Note that this has since been renamed Dr Oxford’s Experiments and relocated to Oxford Street. You can find out about the new location by reading my review of their second game.
Outside the room
By now I was starting to see a theme to where escape rooms are located – Escape Land is another room hidden off a side street in a not amazingly salubrious part of London. We were greeted by a very nervous host, who I assume had only just started work there. Aside from his accent making him difficult to understand, what little he did say was done with a lack of confidence, so we were distinctly underwhelmed by the time we entered the room. The tiny waiting area hadn’t helped either, with barely enough area for us to sit down, and almost no branding or decoration. All in all, it wasn’t looking good…
It all seemed slightly confused (although that might have been caused by the host’s nervousness). It’s kind of set in the past, via the future. Time travel has been discovered, and, surprise, surprise, things have gone horribly wrong. The government have banned it, but a few rebels have avoided the authorities by hiding in the past. In an attempt to open up a connection to the current time, for reasons unknown, they accidentally sucked your team back to the age of Steampunk. You’re now locked in their room, and if you don’t escape in the next hour, they’re likely to kill you off to avoid their secret getting out…
Inside the room
It hadn’t started well, but things improved markedly once we’d entered the room. While they haven’t gone to town, there are a variety of props to give the feeling of the 19th Century, and in particular the Steampunk look. For my tastes there are plenty, although your mileage may vary.

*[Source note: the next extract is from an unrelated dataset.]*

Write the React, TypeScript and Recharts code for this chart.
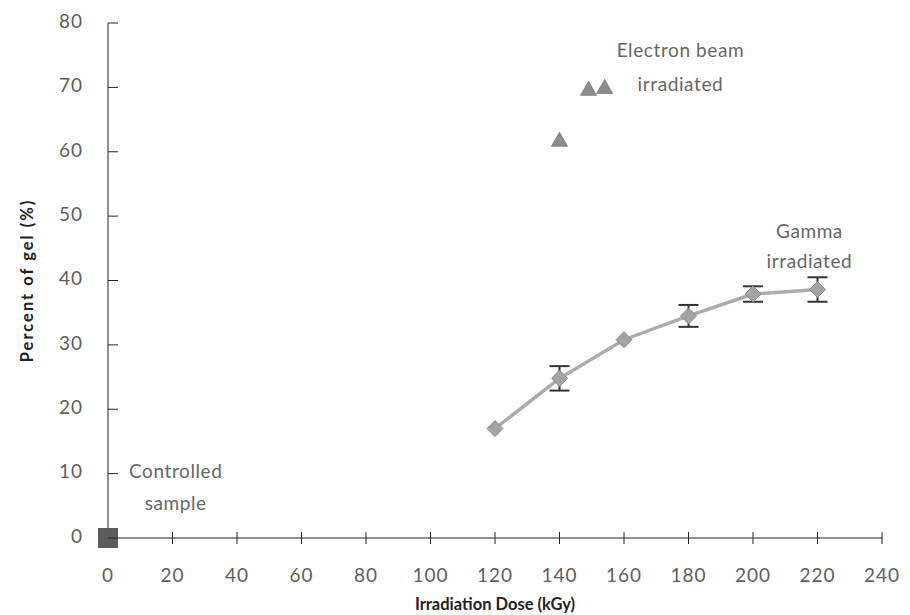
import { ComposedChart, Line, Scatter, XAxis, YAxis, ErrorBar, ReferenceDot } from "recharts";

const doseTicks = [0, 20, 40, 60, 80, 100, 120, 140, 160, 180, 200, 220, 240];
const gelTicks = [0, 10, 20, 30, 40, 50, 60, 70, 80];

const gammaDose = [120, 140, 160, 180, 200, 220];
const gammaGel = [17, 24.8, 30.8, 34.5, 37.9, 38.6];
// no visible error bar at 120 and 160
const gammaErr = [null, 1.9, null, 1.7, 1.2, 1.9];

const electronDose = [140, 149, 154];
const electronGel = [61.8, 69.7, 70];

const controlDose = [0];
const controlGel = [0];

const gamma = gammaDose.map((x, i) => ({ x, y: gammaGel[i], err: gammaErr[i] }));
const electron = electronDose.map((x, i) => ({ x, y: electronGel[i] }));
const control = controlDose.map((x, i) => ({ x, y: controlGel[i] }));

const notes = [
  { x: 177.5, y: 75.5, lines: ["Electron beam", "irradiated"], gap: 34 },
  { x: 217.5, y: 47.4, lines: ["Gamma", "irradiated"], gap: 30 },
  { x: 21, y: 10.1, lines: ["Controlled", "sample"], gap: 32 },
];

const FONT = "Lato, 'Open Sans', sans-serif";
const TICK = "#5e5e5e";

const XTick = (p: any) => (
  <g>
    {p.payload.value !== 0 && <line x1={p.x} x2={p.x} y1={p.y - 6} y2={p.y + 6} stroke="#222" />}
    <text x={p.x} y={p.y + 39} textAnchor="middle" dominantBaseline="middle" fontSize={19} letterSpacing={1} fontFamily={FONT} fill={TICK}>
      {p.payload.value}
    </text>
  </g>
);

const YTick = (p: any) => (
  <g>
    <line x1={p.x} x2={p.x + 10} y1={p.y} y2={p.y} stroke="#222" />
    <text x={p.x - 25} y={p.y} textAnchor="end" dominantBaseline="middle" fontSize={19} letterSpacing={1} fontFamily={FONT} fill={TICK}>
      {p.payload.value}
    </text>
  </g>
);

const Diamond = (p: any) => {
  const { cx, cy } = p;
  if (cx == null || cy == null) return <g />;
  const r = 8;
  return (
    <polygon
      points={`${cx},${cy - r} ${cx + r},${cy} ${cx},${cy + r} ${cx - r},${cy}`}
      fill="#a3a3a3"
      stroke="#8a8a8a"
      strokeWidth={1}
    />
  );
};

const Hidden = () => <g />;

const Triangle = (p: any) => {
  const { cx, cy } = p;
  const w = 8;
  return (
    <polygon points={`${cx},${cy - 8} ${cx + w},${cy + 6} ${cx - w},${cy + 6}`} fill="#8c8c8c" stroke="#777" strokeWidth={0.8} />
  );
};

const Square = (p: any) => {
  const { cx, cy } = p;
  return <rect x={cx - 10} y={cy - 10} width={20} height={20} fill="#5a5a5a" />;
};

const Note = (note: (typeof notes)[number]) => (p: any) => (
  <text x={p.cx} y={p.cy} textAnchor="middle" dominantBaseline="middle" fontSize={19} letterSpacing={0.6} fontFamily={FONT} fill="#666">
    {note.lines.map((l, i) => (
      <tspan key={i} x={p.cx} dy={i === 0 ? 0 : note.gap}>{l}</tspan>
    ))}
  </text>
);

export default function App() {
  return (
    <div style={{ position: "absolute", left: 0, top: 0, width: 910, height: 615, background: "#fff" }}>
      <ComposedChart width={910} height={615} margin={{ top: 23, right: 28, bottom: 0, left: 0 }}>
        <XAxis
          type="number"
          dataKey="x"
          domain={[0, 240]}
          ticks={doseTicks}
          interval={0}
          tickSize={0}
          tickMargin={0}
          tick={XTick}
          stroke="#222"
          allowDuplicatedCategory={false}
          label={{ value: "Irradiation Dose (kGy)", position: "insideBottom", offset: 0, dy: -5, fontSize: 16.5, fontWeight: 700, fontFamily: FONT, fill: "#222" }}
          height={77}
        />
        <YAxis
          type="number"
          dataKey="y"
          domain={[0, 80]}
          ticks={gelTicks}
          interval={0}
          width={108}
          tickSize={0}
          tickMargin={0}
          tick={YTick}
          stroke="#222"
          label={{ value: "Percent of gel (%)", angle: -90, position: "insideLeft", dx: 22, dy: 0, fontSize: 16.5, fontWeight: 700, letterSpacing: 2, fontFamily: FONT, fill: "#222", style: { textAnchor: "middle" } }}
        />
        <Line
          data={gamma}
          dataKey="y"
          stroke="#ababab"
          strokeWidth={3.5}
          dot={false}
          activeDot={false}
          isAnimationActive={false}
        />
        <Scatter data={gamma} dataKey="y" shape={Hidden} isAnimationActive={false}>
          <ErrorBar dataKey="err" direction="y" width={10} stroke="#333" strokeWidth={2} />
        </Scatter>
        <Scatter data={gamma} dataKey="y" shape={Diamond} isAnimationActive={false} />
        <Scatter data={electron} dataKey="y" shape={Triangle} isAnimationActive={false} />
        <Scatter data={control} dataKey="y" shape={Square} isAnimationActive={false} />
        {notes.map((n, i) => (
          <ReferenceDot key={i} x={n.x} y={n.y} r={0} shape={Note(n)} />
        ))}
      </ComposedChart>
    </div>
  );
}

There were also plenty of puzzles to keep you occupied, most of which were reasonably straightforward (or at least were once you solved them!). I don’t mean that in a negative way – puzzles should be straightforward to solve, at least once you’ve decided how to solve them. There were a couple which required you to do things which we felt might be frowned upon by the host, which is always a bit annoying, so we needed clues to give us the confidence to get past them, but apart from that the puzzles were good.
The room had two puzzles which required (or at least strongly encouraged) teamwork. That always makes me like a room more – obviously every room requires a certain degree of teamwork, but when two people make a challenge physically easier, that brings a smile to my face.
The climax of the game was, to be honest, a bit of an anticlimax – we solved the last puzzle expecting there to be a little bit more to do, but that was it. The host was suddenly in front of us and it was time to high five and take some photos.
We escaped with around fifteen minutes remaining and never felt like we were under pressure. Everyone contributed, but it didn’t seem like we got in each other’s way, which I think was down to a well designed room.
A fantastically quirky room. In the end, I even found charm in the amateurishness of the host, the basic nature of the waiting area and the feeling that it had been put together with love for puzzles rather than someone with an eye for business. I definitely wouldn’t say this is a “must do” London room, but it more than holds its own against many of the big London names, and if you’re looking for something slightly quirky, with good puzzles then I’d recommend.
There are plenty of food places around, but nothing very exciting in the immediate vicinity. We were about to give up and go home when we chanced upon the Efendi restaurant, which proved to be excellent.